There are massive complexities to be explored here which my potted comments barely hint at, but it remains astonishing to think that over the last 6,000 years humanity has leapt from representing the world with images to exploring its deepest workings through the layers of meaning these images have accumulated. No matter how astonishing its flights of abstraction may seem, the written word is rooted in the physical world.

On the Steppe

“What did you think about the Borat film?” Saken asked, a bit aggressively, on day one of my trip to Kazakhstan. I was there with a group of journalists to look at oilfields and meet energy executives from the state oil company. “Very impolite,” I answered, and mumbled some other platitudes about stereotypes and Western ignorance. I’d wanted to say “offensive and over-the-top” but my Russian was rusty and I was jet-lagged. I was determined to like Kazakhstan. Dictatorships aren’t my favourite destination — especially ones where journalists have a habit of dying unnatural deaths — but they have their attractions. Millions love Dubai, a building site in a dictatorship staffed by slaves, so just because a place goes in for a bit of repression doesn’t mean it can’t be fun, too.

But by day two, when I’d begun to suspect that Saken was the minder charged with looking after the visiting journalists, my enthusiasm for him — if not for his country — was beginning to wane. Then we had a tour of Astana. A quick trip to see an aquarium, a short ride up a tower where we could put our palms in a moulding of president Nazarbaev’s and make a wish. “The president must be a very busy man,” I remarked to the guide after she told us of the excellent histories of Astana he had written and the superlative city plans he had created. She agreed.

By day three we’d flown from bizarre Astana to a rough port on the Caspian. Our reward was another banquet, more toasts, and more greasy horse meat. Saken’s incessant photographing of us was getting tedious. “They keep files on you,” said a reporter from the FT. I had visions of secret policemen looking at pictures of me turning down yet another plate of horse salami, and swore I’d be a more gracious guest at the next meal. Then I saw the sheep’s head on the platter at the lunchtime banquet. Trapped between local enthusiasts at the end of the table, I held my breath, chewed twice and washed down an overloaded forkful of gristly ear with a glass of fermented camel’s milk.

Later that afternoon, after a short helicopter trip down the Caspian coastline, we were in the small resort of Kenderli. It isn’t for the average Kazakh.

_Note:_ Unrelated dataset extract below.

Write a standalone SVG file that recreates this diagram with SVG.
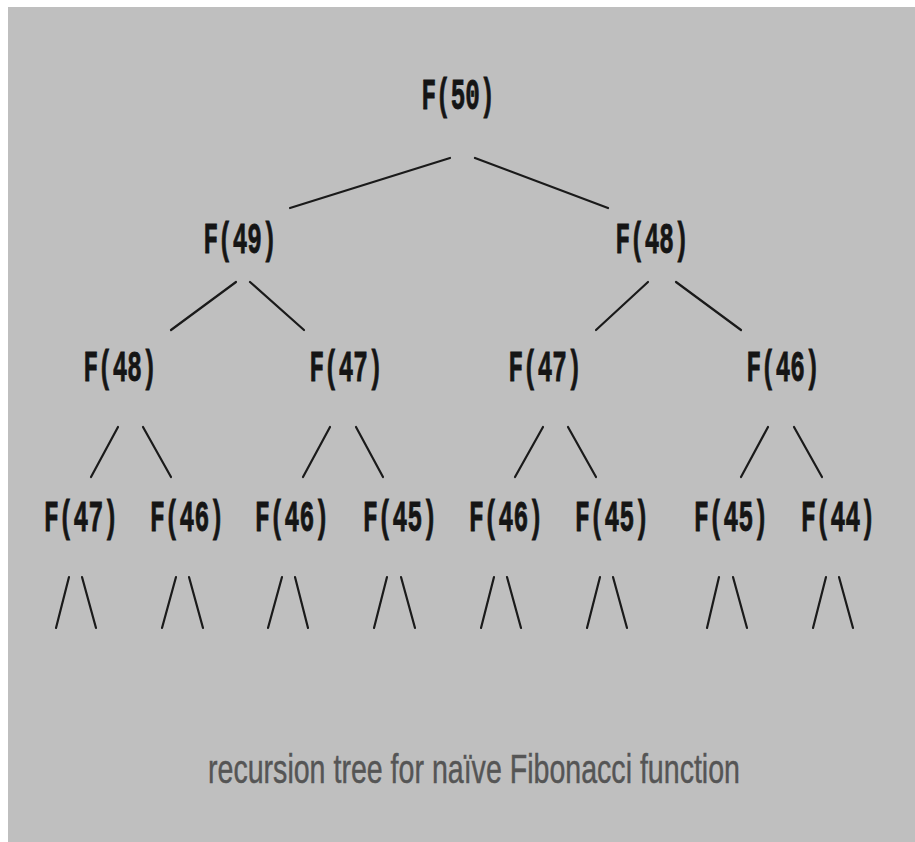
<svg xmlns="http://www.w3.org/2000/svg" width="915" height="842" viewBox="0 0 915 842">
<style>
.n{font-family:"Liberation Mono","Courier New",monospace;font-weight:bold;font-size:24.4px;fill:#151515;stroke:#151515;stroke-width:0.5;text-anchor:middle}
.c line{stroke:#1a1a1a;stroke-width:2.2;stroke-linecap:round}
.cap{font-family:"Comic Sans MS","Liberation Sans",sans-serif;font-size:27px;fill:#555;stroke:#555;stroke-width:0.3}
</style>
<rect x="0" y="0" width="915" height="842" fill="#ffffff"/>
<rect x="8" y="7" width="907" height="835" fill="#bfbfbf"/>
<g class="c" id="connectors">
<line x1="450" y1="158" x2="290" y2="208" stroke-width="2.6"/>
<line x1="475" y1="158" x2="608" y2="208" stroke-width="2.6"/>
<line x1="236" y1="282" x2="171" y2="330"/>
<line x1="250" y1="282" x2="304" y2="330"/>
<line x1="648" y1="282" x2="596" y2="330"/>
<line x1="676" y1="282" x2="741" y2="330"/>
<line x1="118" y1="427" x2="91" y2="477"/>
<line x1="143" y1="427" x2="171" y2="477"/>
<line x1="330" y1="427" x2="303" y2="477"/>
<line x1="356" y1="427" x2="383" y2="477"/>
<line x1="543" y1="427" x2="515" y2="477"/>
<line x1="568" y1="427" x2="596" y2="477"/>
<line x1="768" y1="427" x2="741" y2="477"/>
<line x1="794" y1="427" x2="822" y2="477"/>
<line x1="69" y1="577" x2="56" y2="628"/>
<line x1="82" y1="577" x2="96" y2="628"/>
<line x1="176" y1="577" x2="162" y2="628"/>
<line x1="189" y1="577" x2="203" y2="628"/>
<line x1="282" y1="577" x2="268" y2="628"/>
<line x1="295" y1="577" x2="308" y2="628"/>
<line x1="387" y1="577" x2="374" y2="628"/>
<line x1="401" y1="577" x2="415" y2="628"/>
<line x1="494" y1="577" x2="481" y2="628"/>
<line x1="507" y1="577" x2="521" y2="628"/>
<line x1="600" y1="577" x2="587" y2="628"/>
<line x1="613" y1="577" x2="627" y2="628"/>
<line x1="719" y1="577" x2="707" y2="628"/>
<line x1="733" y1="577" x2="747" y2="628"/>
<line x1="826" y1="577" x2="813" y2="628"/>
<line x1="839" y1="577" x2="853" y2="628"/>
</g>
<g id="f50" transform="translate(458,109) scale(1,1.8)"><text class="n" x="0" y="0" textLength="73" lengthAdjust="spacingAndGlyphs">F(50)</text></g>
<g id="f49" transform="translate(240,253) scale(1,1.8)"><text class="n" x="0" y="0" textLength="73" lengthAdjust="spacingAndGlyphs">F(49)</text></g>
<g id="f48a" transform="translate(652,253) scale(1,1.8)"><text class="n" x="0" y="0" textLength="73" lengthAdjust="spacingAndGlyphs">F(48)</text></g>
<g id="f48b" transform="translate(120,381) scale(1,1.8)"><text class="n" x="0" y="0" textLength="73" lengthAdjust="spacingAndGlyphs">F(48)</text></g>
<g id="f47a" transform="translate(346,381) scale(1,1.8)"><text class="n" x="0" y="0" textLength="73" lengthAdjust="spacingAndGlyphs">F(47)</text></g>
<g id="f47b" transform="translate(545,381) scale(1,1.8)"><text class="n" x="0" y="0" textLength="73" lengthAdjust="spacingAndGlyphs">F(47)</text></g>
<g id="f46a" transform="translate(783,381) scale(1,1.8)"><text class="n" x="0" y="0" textLength="73" lengthAdjust="spacingAndGlyphs">F(46)</text></g>
<g id="f47c" transform="translate(81,531) scale(1,1.8)"><text class="n" x="0" y="0" textLength="74" lengthAdjust="spacingAndGlyphs">F(47)</text></g>
<g id="f46b" transform="translate(187,531) scale(1,1.8)"><text class="n" x="0" y="0" textLength="74" lengthAdjust="spacingAndGlyphs">F(46)</text></g>
<g id="f46c" transform="translate(292,531) scale(1,1.8)"><text class="n" x="0" y="0" textLength="74" lengthAdjust="spacingAndGlyphs">F(46)</text></g>
<g id="f45a" transform="translate(400,531) scale(1,1.8)"><text class="n" x="0" y="0" textLength="74" lengthAdjust="spacingAndGlyphs">F(45)</text></g>
<g id="f46d" transform="translate(506,531) scale(1,1.8)"><text class="n" x="0" y="0" textLength="74" lengthAdjust="spacingAndGlyphs">F(46)</text></g>
<g id="f45b" transform="translate(612,531) scale(1,1.8)"><text class="n" x="0" y="0" textLength="74" lengthAdjust="spacingAndGlyphs">F(45)</text></g>
<g id="f45c" transform="translate(731,531) scale(1,1.8)"><text class="n" x="0" y="0" textLength="74" lengthAdjust="spacingAndGlyphs">F(45)</text></g>
<g id="f44" transform="translate(838,531) scale(1,1.8)"><text class="n" x="0" y="0" textLength="74" lengthAdjust="spacingAndGlyphs">F(44)</text></g>
<g id="caption" transform="translate(208,783) scale(1,1.48)"><text class="cap" x="0" y="0" textLength="532" lengthAdjust="spacingAndGlyphs">recursion tree for naïve Fibonacci function</text></g>
</svg>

With just thirty or so pristine houses, a glorious swimming pool and recreation centre, its location — hours by dodgy road across the steppe from the nearest town — is for those who fly helicopters to their dachas on the sea. Vladimir Putin had met Nazarbaev in Kenderli for an energy summit just a week before. A gleaming billboard greeted us. “Always together! Always forward!” it said, beneath a picture of the two smiling presidents.

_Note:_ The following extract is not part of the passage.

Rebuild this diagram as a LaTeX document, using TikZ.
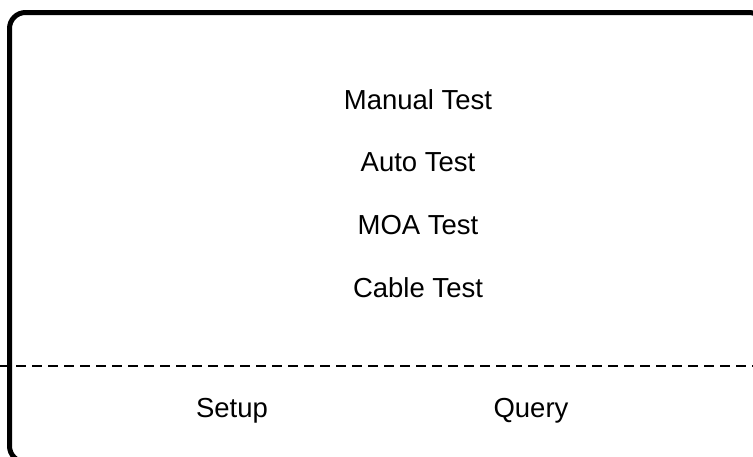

Day four and I was in Almaty, with the stunning Tian Shan mountains in the background. No more banquets, no more Saken, no more vodka. Just the prospect of sleeping through a long flight back to London. My affection for Kazakhstan had returned. I went on a shopping spree for traditional tat and some camel’s milk fudge — using some of the money I’d won off Saken during high-stakes pool games the night before . By the time I’d got onto the plane the tat was gone from my bag. A portly woman in Heathrow confiscated the fudge.